VAEs are a type of generative model that learns to encode high-dimensional data into a lower-dimensional latent space (e.g., watching a 3D movie on a 2D TV) and decode it back into the original space. In the context of anomaly detection, VAEs can be used to reconstruct normal time series data, and then identify any data points that deviate significantly from the normal distribution as anomalies.
Another advanced deep learning technique for anomaly detection in time series data is the use of Generative Adversarial Networks (GANs). GANs are a type of generative model that consists of two neural networks: a generator that produces fake data, and a discriminator that tries to distinguish between real and fake data. In the context of anomaly detection, GANs can be used to generate synthetic time series data based on normal data, and then identify any real data points that deviate significantly from the synthetic data as anomalies.

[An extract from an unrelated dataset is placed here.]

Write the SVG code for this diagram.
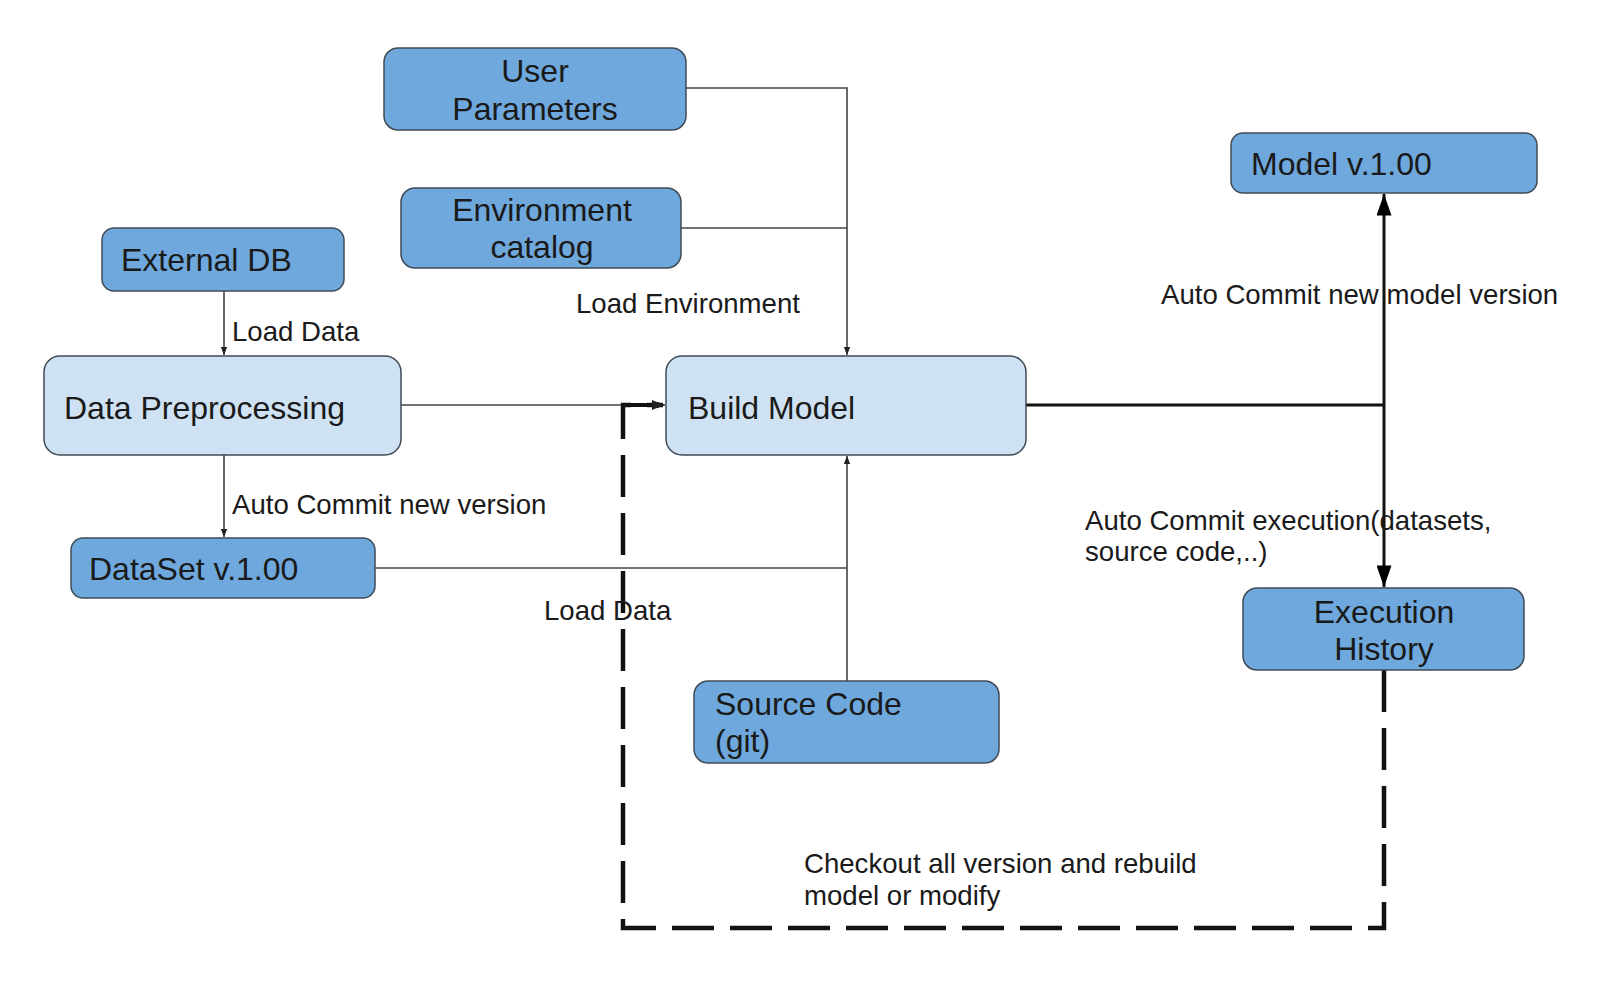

Finally, Deep Support Vector Data Description (Deep SVDD) is another advanced deep learning technique for anomaly detection in time series data. Deep SVDD learns to map the time series data into a high-dimensional space, and then uses a Support Vector Machine (SVM) to learn a hyper-sphere )a three-dimensional structure) that encompasses the normal data. Any data points that fall outside the hyper-sphere are considered anomalous.
Overall, VAEs, GANs, and Deep SVDD are some of the most advanced deep learning techniques for anomaly detection in time series data, and each has its own advantages and limitations depending on the specific data and use case.
Since anomalies affect many areas, anomaly detection has gained increased importance and efforts are constantly being made to develop algorithms that will be as fast, robust and accurate as possible.